* begin MATERIAL PROVIDED *

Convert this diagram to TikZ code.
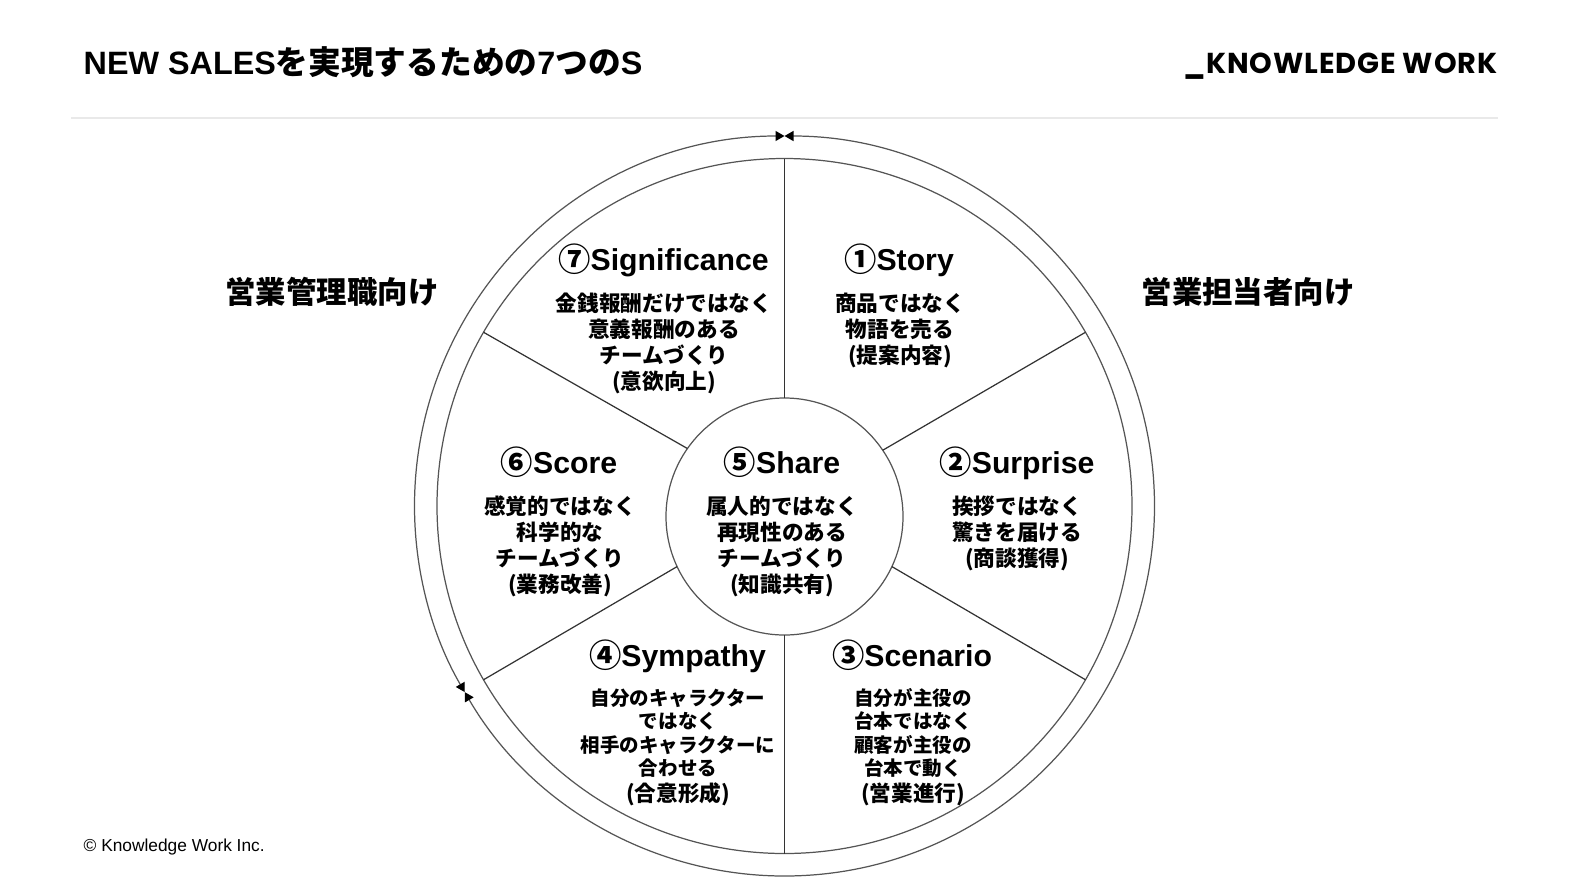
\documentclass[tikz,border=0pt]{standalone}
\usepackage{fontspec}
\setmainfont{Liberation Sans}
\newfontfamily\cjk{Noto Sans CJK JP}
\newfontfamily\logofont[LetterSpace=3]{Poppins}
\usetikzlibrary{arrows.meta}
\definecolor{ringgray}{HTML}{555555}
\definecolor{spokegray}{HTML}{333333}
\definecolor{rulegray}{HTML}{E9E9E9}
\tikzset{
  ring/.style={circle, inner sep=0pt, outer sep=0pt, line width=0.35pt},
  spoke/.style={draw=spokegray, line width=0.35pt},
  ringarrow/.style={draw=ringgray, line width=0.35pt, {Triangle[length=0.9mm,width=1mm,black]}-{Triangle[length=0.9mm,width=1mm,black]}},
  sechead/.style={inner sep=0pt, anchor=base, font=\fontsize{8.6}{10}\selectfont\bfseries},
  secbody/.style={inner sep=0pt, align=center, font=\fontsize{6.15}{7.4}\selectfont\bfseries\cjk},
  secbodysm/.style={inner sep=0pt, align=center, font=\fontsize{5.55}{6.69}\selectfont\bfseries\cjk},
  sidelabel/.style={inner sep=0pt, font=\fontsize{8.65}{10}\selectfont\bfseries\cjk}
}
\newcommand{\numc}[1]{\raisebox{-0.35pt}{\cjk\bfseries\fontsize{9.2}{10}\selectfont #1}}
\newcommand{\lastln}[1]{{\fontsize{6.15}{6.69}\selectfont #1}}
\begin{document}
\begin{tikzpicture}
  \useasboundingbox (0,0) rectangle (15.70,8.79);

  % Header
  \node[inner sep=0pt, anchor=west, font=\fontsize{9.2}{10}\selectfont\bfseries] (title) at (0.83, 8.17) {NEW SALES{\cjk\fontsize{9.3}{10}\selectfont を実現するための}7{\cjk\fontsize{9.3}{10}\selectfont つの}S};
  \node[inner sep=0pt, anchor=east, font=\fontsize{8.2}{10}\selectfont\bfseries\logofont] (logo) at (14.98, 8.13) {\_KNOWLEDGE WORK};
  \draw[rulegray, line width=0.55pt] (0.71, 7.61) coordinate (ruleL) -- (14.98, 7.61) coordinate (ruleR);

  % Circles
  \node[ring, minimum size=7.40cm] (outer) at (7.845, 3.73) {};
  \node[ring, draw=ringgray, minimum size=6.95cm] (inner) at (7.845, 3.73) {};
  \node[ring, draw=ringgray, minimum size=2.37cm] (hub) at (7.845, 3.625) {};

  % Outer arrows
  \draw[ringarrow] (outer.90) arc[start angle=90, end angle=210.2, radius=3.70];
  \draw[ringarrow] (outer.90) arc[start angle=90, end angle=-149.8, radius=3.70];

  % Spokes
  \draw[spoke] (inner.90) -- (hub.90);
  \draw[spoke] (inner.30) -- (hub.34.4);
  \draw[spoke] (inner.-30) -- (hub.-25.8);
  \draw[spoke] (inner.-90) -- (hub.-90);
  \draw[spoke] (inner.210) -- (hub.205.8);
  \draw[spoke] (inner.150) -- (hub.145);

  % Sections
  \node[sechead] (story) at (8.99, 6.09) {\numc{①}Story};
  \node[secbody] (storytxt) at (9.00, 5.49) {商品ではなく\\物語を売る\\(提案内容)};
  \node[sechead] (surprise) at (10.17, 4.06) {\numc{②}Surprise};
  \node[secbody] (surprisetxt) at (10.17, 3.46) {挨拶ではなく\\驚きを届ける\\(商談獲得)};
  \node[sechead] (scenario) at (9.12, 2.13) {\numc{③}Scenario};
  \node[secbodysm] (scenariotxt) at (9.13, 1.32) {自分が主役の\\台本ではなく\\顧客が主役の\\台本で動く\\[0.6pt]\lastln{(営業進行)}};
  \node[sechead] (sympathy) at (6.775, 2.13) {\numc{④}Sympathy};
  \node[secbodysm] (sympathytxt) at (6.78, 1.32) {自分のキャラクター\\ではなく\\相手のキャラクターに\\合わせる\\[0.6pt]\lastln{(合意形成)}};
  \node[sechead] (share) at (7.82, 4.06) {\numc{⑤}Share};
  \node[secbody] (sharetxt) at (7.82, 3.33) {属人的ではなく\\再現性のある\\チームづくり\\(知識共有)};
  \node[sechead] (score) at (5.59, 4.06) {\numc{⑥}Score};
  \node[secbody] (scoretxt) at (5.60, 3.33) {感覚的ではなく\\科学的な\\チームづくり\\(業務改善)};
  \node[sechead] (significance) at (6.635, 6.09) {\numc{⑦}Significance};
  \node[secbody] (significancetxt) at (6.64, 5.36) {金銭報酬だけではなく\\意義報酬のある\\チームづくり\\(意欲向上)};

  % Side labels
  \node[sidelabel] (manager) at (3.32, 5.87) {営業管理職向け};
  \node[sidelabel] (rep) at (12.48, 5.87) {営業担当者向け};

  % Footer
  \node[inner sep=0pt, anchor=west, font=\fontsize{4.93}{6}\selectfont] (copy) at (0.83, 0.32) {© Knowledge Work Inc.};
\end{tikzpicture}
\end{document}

* end MATERIAL PROVIDED *

**SET TASK:** Extract all the data above exactly, excluding every picture.

**WORKED ANSWER:**
Convert this diagram to TikZ code.
\documentclass[tikz,border=0pt]{standalone}
\usepackage{fontspec}
\setmainfont{Liberation Sans}
\newfontfamily\cjk{Noto Sans CJK JP}
\newfontfamily\logofont[LetterSpace=3]{Poppins}
\usetikzlibrary{arrows.meta}
\definecolor{ringgray}{HTML}{555555}
\definecolor{spokegray}{HTML}{333333}
\definecolor{rulegray}{HTML}{E9E9E9}
\tikzset{
  ring/.style={circle, inner sep=0pt, outer sep=0pt, line width=0.35pt},
  spoke/.style={draw=spokegray, line width=0.35pt},
  ringarrow/.style={draw=ringgray, line width=0.35pt, {Triangle[length=0.9mm,width=1mm,black]}-{Triangle[length=0.9mm,width=1mm,black]}},
  sechead/.style={inner sep=0pt, anchor=base, font=\fontsize{8.6}{10}\selectfont\bfseries},
  secbody/.style={inner sep=0pt, align=center, font=\fontsize{6.15}{7.4}\selectfont\bfseries\cjk},
  secbodysm/.style={inner sep=0pt, align=center, font=\fontsize{5.55}{6.69}\selectfont\bfseries\cjk},
  sidelabel/.style={inner sep=0pt, font=\fontsize{8.65}{10}\selectfont\bfseries\cjk}
}
\newcommand{\numc}[1]{\raisebox{-0.35pt}{\cjk\bfseries\fontsize{9.2}{10}\selectfont #1}}
\newcommand{\lastln}[1]{{\fontsize{6.15}{6.69}\selectfont #1}}
\begin{document}
\begin{tikzpicture}
  \useasboundingbox (0,0) rectangle (15.70,8.79);

  % Header
  \node[inner sep=0pt, anchor=west, font=\fontsize{9.2}{10}\selectfont\bfseries] (title) at (0.83, 8.17) {NEW SALES{\cjk\fontsize{9.3}{10}\selectfont を実現するための}7{\cjk\fontsize{9.3}{10}\selectfont つの}S};
  \node[inner sep=0pt, anchor=east, font=\fontsize{8.2}{10}\selectfont\bfseries\logofont] (logo) at (14.98, 8.13) {\_KNOWLEDGE WORK};
  \draw[rulegray, line width=0.55pt] (0.71, 7.61) coordinate (ruleL) -- (14.98, 7.61) coordinate (ruleR);

  % Circles
  \node[ring, minimum size=7.40cm] (outer) at (7.845, 3.73) {};
  \node[ring, draw=ringgray, minimum size=6.95cm] (inner) at (7.845, 3.73) {};
  \node[ring, draw=ringgray, minimum size=2.37cm] (hub) at (7.845, 3.625) {};

  % Outer arrows
  \draw[ringarrow] (outer.90) arc[start angle=90, end angle=210.2, radius=3.70];
  \draw[ringarrow] (outer.90) arc[start angle=90, end angle=-149.8, radius=3.70];

  % Spokes
  \draw[spoke] (inner.90) -- (hub.90);
  \draw[spoke] (inner.30) -- (hub.34.4);
  \draw[spoke] (inner.-30) -- (hub.-25.8);
  \draw[spoke] (inner.-90) -- (hub.-90);
  \draw[spoke] (inner.210) -- (hub.205.8);
  \draw[spoke] (inner.150) -- (hub.145);

  % Sections
  \node[sechead] (story) at (8.99, 6.09) {\numc{①}Story};
  \node[secbody] (storytxt) at (9.00, 5.49) {商品ではなく\\物語を売る\\(提案内容)};
  \node[sechead] (surprise) at (10.17, 4.06) {\numc{②}Surprise};
  \node[secbody] (surprisetxt) at (10.17, 3.46) {挨拶ではなく\\驚きを届ける\\(商談獲得)};
  \node[sechead] (scenario) at (9.12, 2.13) {\numc{③}Scenario};
  \node[secbodysm] (scenariotxt) at (9.13, 1.32) {自分が主役の\\台本ではなく\\顧客が主役の\\台本で動く\\[0.6pt]\lastln{(営業進行)}};
  \node[sechead] (sympathy) at (6.775, 2.13) {\numc{④}Sympathy};
  \node[secbodysm] (sympathytxt) at (6.78, 1.32) {自分のキャラクター\\ではなく\\相手のキャラクターに\\合わせる\\[0.6pt]\lastln{(合意形成)}};
  \node[sechead] (share) at (7.82, 4.06) {\numc{⑤}Share};
  \node[secbody] (sharetxt) at (7.82, 3.33) {属人的ではなく\\再現性のある\\チームづくり\\(知識共有)};
  \node[sechead] (score) at (5.59, 4.06) {\numc{⑥}Score};
  \node[secbody] (scoretxt) at (5.60, 3.33) {感覚的ではなく\\科学的な\\チームづくり\\(業務改善)};
  \node[sechead] (significance) at (6.635, 6.09) {\numc{⑦}Significance};
  \node[secbody] (significancetxt) at (6.64, 5.36) {金銭報酬だけではなく\\意義報酬のある\\チームづくり\\(意欲向上)};

  % Side labels
  \node[sidelabel] (manager) at (3.32, 5.87) {営業管理職向け};
  \node[sidelabel] (rep) at (12.48, 5.87) {営業担当者向け};

  % Footer
  \node[inner sep=0pt, anchor=west, font=\fontsize{4.93}{6}\selectfont] (copy) at (0.83, 0.32) {© Knowledge Work Inc.};
\end{tikzpicture}
\end{document}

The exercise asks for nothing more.